Repeat all of the material below exactly as written, images excluded.

- _SUPPLIED INFORMATION_:
------------------------------------------------
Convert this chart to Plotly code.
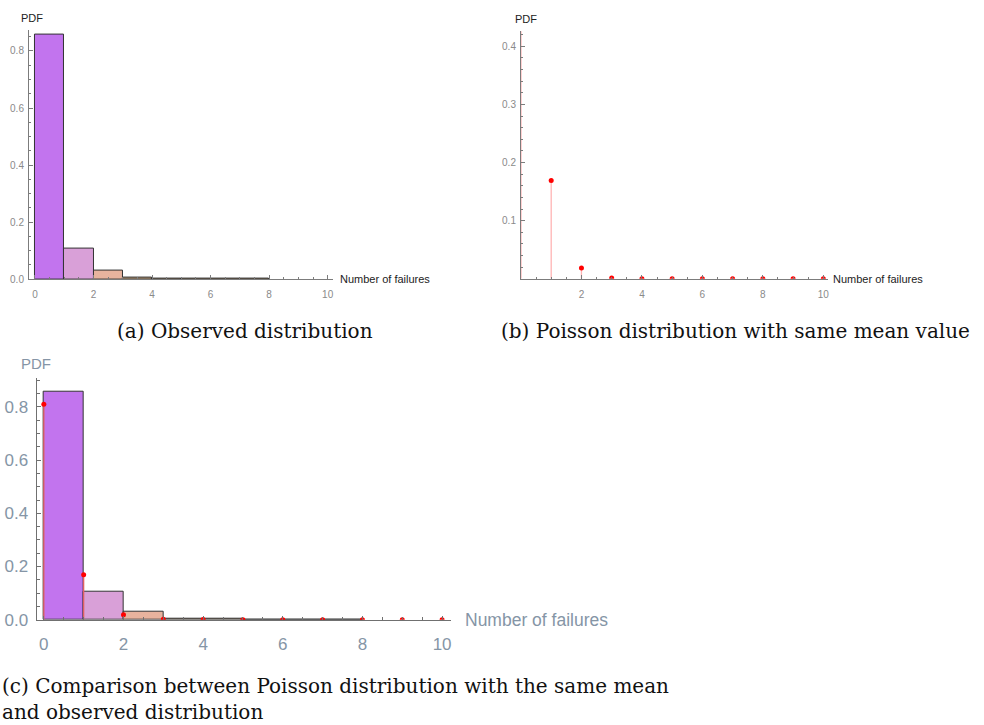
import plotly.graph_objects as go

# Observed failure counts per bin (bin k covers [k, k+1))
obs_bins = [0, 1, 2, 3, 4, 5, 6, 7]
obs_pdf = [0.857, 0.106, 0.029, 0.005, 0.002, 0.001, 0.001, 0.001]
obs_colors = ["#c274ee", "#d9a0d8", "#e8b39e", "#b89a78", "#b89a78", "#b89a78", "#b89a78", "#b89a78"]

# Poisson pmf with the same mean
poi_k = [0, 1, 2, 3, 4, 5, 6, 7, 8, 9, 10]
poi_pdf = [0.810, 0.169, 0.0185, 0.0013, 0.0001, 0.0, 0.0, 0.0, 0.0, 0.0, 0.0]

x_title = "Number of failures"
y_title = "PDF"
captions = [
    "(a) Observed distribution",
    "(b) Poisson distribution with same mean value",
    "(c) Comparison between Poisson distribution with the same mean<br>and observed distribution",
]

W, H = 984, 725
small_font = "Liberation Sans Narrow, Arial Narrow, Liberation Sans, sans-serif"
big_font = "Liberation Sans, Arial, sans-serif"
serif = "DejaVu Serif, Liberation Serif, serif"


def px_x(p):
    return p / W


def px_y(p):
    return 1 - p / H


fig = go.Figure()


def histogram(xa, ya):
    fig.add_trace(go.Bar(
        x=[b + 0.5 for b in obs_bins], y=obs_pdf, width=1,
        marker=dict(color=obs_colors, line=dict(color="#333333", width=1)),
        xaxis=xa, yaxis=ya, showlegend=False, hoverinfo="skip",
    ))


def stems(xa, ya, color):
    sx, sy = [], []
    for k, p in zip(poi_k, poi_pdf):
        sx += [k, k, None]
        sy += [0, p, None]
    fig.add_trace(go.Scatter(
        x=sx, y=sy, mode="lines", line=dict(color=color, width=1.3),
        xaxis=xa, yaxis=ya, showlegend=False, hoverinfo="skip",
    ))
    fig.add_trace(go.Scatter(
        x=poi_k, y=poi_pdf, mode="markers",
        marker=dict(color="#ff0000", size=5),
        xaxis=xa, yaxis=ya, showlegend=False, cliponaxis=True,
    ))


# (a) histogram
histogram("x", "y")
# (b) Poisson stems
stems("x2", "y2", "#ffb4b4")
# (c) overlay
histogram("x3", "y3")
stems("x3", "y3", "#e06060")


def axis_common(color, tickcolor, fsize, family, standoff):
    return dict(
        showline=True, linecolor=color, linewidth=1, showgrid=False, zeroline=False,
        ticks="inside", ticklen=4, tickcolor=color, tickwidth=1,
        tickfont=dict(family=family, size=fsize, color=tickcolor),
        ticklabelstandoff=standoff,
        layer="above traces", fixedrange=True,
    )


ab_axis = "#7c7c7c"
ab_tick = "#8a8a8a"
c_axis = "#707070"
c_tick = "#8595a6"

layout = dict(
    width=W, height=H, margin=dict(l=0, r=0, t=0, b=0),
    paper_bgcolor="white", plot_bgcolor="white", bargap=0,
    xaxis=dict(**axis_common(ab_axis, ab_tick, 10, small_font, 6),
               domain=[px_x(29), px_x(333)], range=[-0.205, 10.17], anchor="y",
               tickvals=[0, 2, 4, 6, 8, 10],
               minor=dict(dtick=0.5, tick0=0, ticks="inside", ticklen=2, tickcolor=ab_axis)),
    yaxis=dict(**axis_common(ab_axis, ab_tick, 10, small_font, 2),
               domain=[px_y(283), px_y(30)], range=[0, 0.875], anchor="x",
               tickvals=[0, 0.2, 0.4, 0.6, 0.8], tickformat=".1f",
               minor=dict(dtick=0.05, tick0=0, ticks="inside", ticklen=2, tickcolor=ab_axis)),
    xaxis2=dict(**axis_common(ab_axis, ab_tick, 10, small_font, 6),
                domain=[px_x(521.5), px_x(829)], range=[0, 10.16], anchor="y2",
                tickvals=[2, 4, 6, 8, 10],
                minor=dict(dtick=0.5, tick0=0, ticks="inside", ticklen=2, tickcolor=ab_axis)),
    yaxis2=dict(**axis_common(ab_axis, ab_tick, 10, small_font, 2),
                domain=[px_y(282.7), px_y(31.7)], range=[0, 0.426], anchor="x2",
                tickvals=[0.1, 0.2, 0.3, 0.4], tickformat=".1f",
                minor=dict(dtick=0.02, tick0=0, ticks="inside", ticklen=2, tickcolor=ab_axis)),
    xaxis3=dict(**axis_common(c_axis, c_tick, 17, big_font, 9),
                domain=[px_x(36.7), px_x(451.7)], range=[-0.18, 10.23], anchor="y3",
                tickvals=[0, 2, 4, 6, 8, 10],
                minor=dict(dtick=0.5, tick0=0, ticks="inside", ticklen=3, tickcolor=c_axis)),
    yaxis3=dict(**axis_common(c_axis, c_tick, 17, big_font, 4),
                domain=[px_y(628.3), px_y(383)], range=[0, 0.91], anchor="x3",
                tickvals=[0, 0.2, 0.4, 0.6, 0.8], tickformat=".1f",
                minor=dict(dtick=0.05, tick0=0, ticks="inside", ticklen=3, tickcolor=c_axis)),
)

annotations = []
for xa, ya, fam, tsize, psize, col, pdf_dx, t_dx in [
    ("x", "y", small_font, 11, 11, "#222222", -10, 5),
    ("x2", "y2", small_font, 11, 11, "#222222", -8, 3),
    ("x3", "y3", big_font, 17.5, 15, c_tick, -18, 12),
]:
    annotations.append(dict(
        text=x_title, xref=f"{xa} domain", yref=ya, x=1, y=0,
        xanchor="left", yanchor="middle", xshift=t_dx, showarrow=False,
        font=dict(family=fam, size=tsize, color=col),
    ))
    annotations.append(dict(
        text=y_title, xref=f"{xa} domain", yref=f"{ya} domain", x=0, y=1,
        xanchor="left", yanchor="bottom", xshift=pdf_dx, yshift=4, showarrow=False,
        font=dict(family=fam, size=psize, color=col),
    ))

cap_font = dict(family=serif, size=20, color="#111111")
annotations.append(dict(text=captions[0], xref="paper", yref="paper",
                        x=px_x(245), y=px_y(336), xanchor="center", yanchor="middle",
                        showarrow=False, font=cap_font))
annotations.append(dict(text=captions[1], xref="paper", yref="paper",
                        x=px_x(736), y=px_y(336), xanchor="center", yanchor="middle",
                        showarrow=False, font=cap_font))
annotations.append(dict(text=captions[2], xref="paper", yref="paper",
                        x=0, y=px_y(709), xanchor="left", yanchor="middle", align="left",
                        showarrow=False, font=cap_font))

layout["annotations"] = annotations
fig.update_layout(**layout)

fig.write_html("out.html")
------------------------------------------------
- _ANSWER TO THIS TASK_:
Convert this chart to Plotly code.
import plotly.graph_objects as go

# Observed failure counts per bin (bin k covers [k, k+1))
obs_bins = [0, 1, 2, 3, 4, 5, 6, 7]
obs_pdf = [0.857, 0.106, 0.029, 0.005, 0.002, 0.001, 0.001, 0.001]
obs_colors = ["#c274ee", "#d9a0d8", "#e8b39e", "#b89a78", "#b89a78", "#b89a78", "#b89a78", "#b89a78"]

# Poisson pmf with the same mean
poi_k = [0, 1, 2, 3, 4, 5, 6, 7, 8, 9, 10]
poi_pdf = [0.810, 0.169, 0.0185, 0.0013, 0.0001, 0.0, 0.0, 0.0, 0.0, 0.0, 0.0]

x_title = "Number of failures"
y_title = "PDF"
captions = [
    "(a) Observed distribution",
    "(b) Poisson distribution with same mean value",
    "(c) Comparison between Poisson distribution with the same mean<br>and observed distribution",
]

W, H = 984, 725
small_font = "Liberation Sans Narrow, Arial Narrow, Liberation Sans, sans-serif"
big_font = "Liberation Sans, Arial, sans-serif"
serif = "DejaVu Serif, Liberation Serif, serif"


def px_x(p):
    return p / W


def px_y(p):
    return 1 - p / H


fig = go.Figure()


def histogram(xa, ya):
    fig.add_trace(go.Bar(
        x=[b + 0.5 for b in obs_bins], y=obs_pdf, width=1,
        marker=dict(color=obs_colors, line=dict(color="#333333", width=1)),
        xaxis=xa, yaxis=ya, showlegend=False, hoverinfo="skip",
    ))


def stems(xa, ya, color):
    sx, sy = [], []
    for k, p in zip(poi_k, poi_pdf):
        sx += [k, k, None]
        sy += [0, p, None]
    fig.add_trace(go.Scatter(
        x=sx, y=sy, mode="lines", line=dict(color=color, width=1.3),
        xaxis=xa, yaxis=ya, showlegend=False, hoverinfo="skip",
    ))
    fig.add_trace(go.Scatter(
        x=poi_k, y=poi_pdf, mode="markers",
        marker=dict(color="#ff0000", size=5),
        xaxis=xa, yaxis=ya, showlegend=False, cliponaxis=True,
    ))


# (a) histogram
histogram("x", "y")
# (b) Poisson stems
stems("x2", "y2", "#ffb4b4")
# (c) overlay
histogram("x3", "y3")
stems("x3", "y3", "#e06060")


def axis_common(color, tickcolor, fsize, family, standoff):
    return dict(
        showline=True, linecolor=color, linewidth=1, showgrid=False, zeroline=False,
        ticks="inside", ticklen=4, tickcolor=color, tickwidth=1,
        tickfont=dict(family=family, size=fsize, color=tickcolor),
        ticklabelstandoff=standoff,
        layer="above traces", fixedrange=True,
    )


ab_axis = "#7c7c7c"
ab_tick = "#8a8a8a"
c_axis = "#707070"
c_tick = "#8595a6"

layout = dict(
    width=W, height=H, margin=dict(l=0, r=0, t=0, b=0),
    paper_bgcolor="white", plot_bgcolor="white", bargap=0,
    xaxis=dict(**axis_common(ab_axis, ab_tick, 10, small_font, 6),
               domain=[px_x(29), px_x(333)], range=[-0.205, 10.17], anchor="y",
               tickvals=[0, 2, 4, 6, 8, 10],
               minor=dict(dtick=0.5, tick0=0, ticks="inside", ticklen=2, tickcolor=ab_axis)),
    yaxis=dict(**axis_common(ab_axis, ab_tick, 10, small_font, 2),
               domain=[px_y(283), px_y(30)], range=[0, 0.875], anchor="x",
               tickvals=[0, 0.2, 0.4, 0.6, 0.8], tickformat=".1f",
               minor=dict(dtick=0.05, tick0=0, ticks="inside", ticklen=2, tickcolor=ab_axis)),
    xaxis2=dict(**axis_common(ab_axis, ab_tick, 10, small_font, 6),
                domain=[px_x(521.5), px_x(829)], range=[0, 10.16], anchor="y2",
                tickvals=[2, 4, 6, 8, 10],
                minor=dict(dtick=0.5, tick0=0, ticks="inside", ticklen=2, tickcolor=ab_axis)),
    yaxis2=dict(**axis_common(ab_axis, ab_tick, 10, small_font, 2),
                domain=[px_y(282.7), px_y(31.7)], range=[0, 0.426], anchor="x2",
                tickvals=[0.1, 0.2, 0.3, 0.4], tickformat=".1f",
                minor=dict(dtick=0.02, tick0=0, ticks="inside", ticklen=2, tickcolor=ab_axis)),
    xaxis3=dict(**axis_common(c_axis, c_tick, 17, big_font, 9),
                domain=[px_x(36.7), px_x(451.7)], range=[-0.18, 10.23], anchor="y3",
                tickvals=[0, 2, 4, 6, 8, 10],
                minor=dict(dtick=0.5, tick0=0, ticks="inside", ticklen=3, tickcolor=c_axis)),
    yaxis3=dict(**axis_common(c_axis, c_tick, 17, big_font, 4),
                domain=[px_y(628.3), px_y(383)], range=[0, 0.91], anchor="x3",
                tickvals=[0, 0.2, 0.4, 0.6, 0.8], tickformat=".1f",
                minor=dict(dtick=0.05, tick0=0, ticks="inside", ticklen=3, tickcolor=c_axis)),
)

annotations = []
for xa, ya, fam, tsize, psize, col, pdf_dx, t_dx in [
    ("x", "y", small_font, 11, 11, "#222222", -10, 5),
    ("x2", "y2", small_font, 11, 11, "#222222", -8, 3),
    ("x3", "y3", big_font, 17.5, 15, c_tick, -18, 12),
]:
    annotations.append(dict(
        text=x_title, xref=f"{xa} domain", yref=ya, x=1, y=0,
        xanchor="left", yanchor="middle", xshift=t_dx, showarrow=False,
        font=dict(family=fam, size=tsize, color=col),
    ))
    annotations.append(dict(
        text=y_title, xref=f"{xa} domain", yref=f"{ya} domain", x=0, y=1,
        xanchor="left", yanchor="bottom", xshift=pdf_dx, yshift=4, showarrow=False,
        font=dict(family=fam, size=psize, color=col),
    ))

cap_font = dict(family=serif, size=20, color="#111111")
annotations.append(dict(text=captions[0], xref="paper", yref="paper",
                        x=px_x(245), y=px_y(336), xanchor="center", yanchor="middle",
                        showarrow=False, font=cap_font))
annotations.append(dict(text=captions[1], xref="paper", yref="paper",
                        x=px_x(736), y=px_y(336), xanchor="center", yanchor="middle",
                        showarrow=False, font=cap_font))
annotations.append(dict(text=captions[2], xref="paper", yref="paper",
                        x=0, y=px_y(709), xanchor="left", yanchor="middle", align="left",
                        showarrow=False, font=cap_font))

layout["annotations"] = annotations
fig.update_layout(**layout)

fig.write_html("out.html")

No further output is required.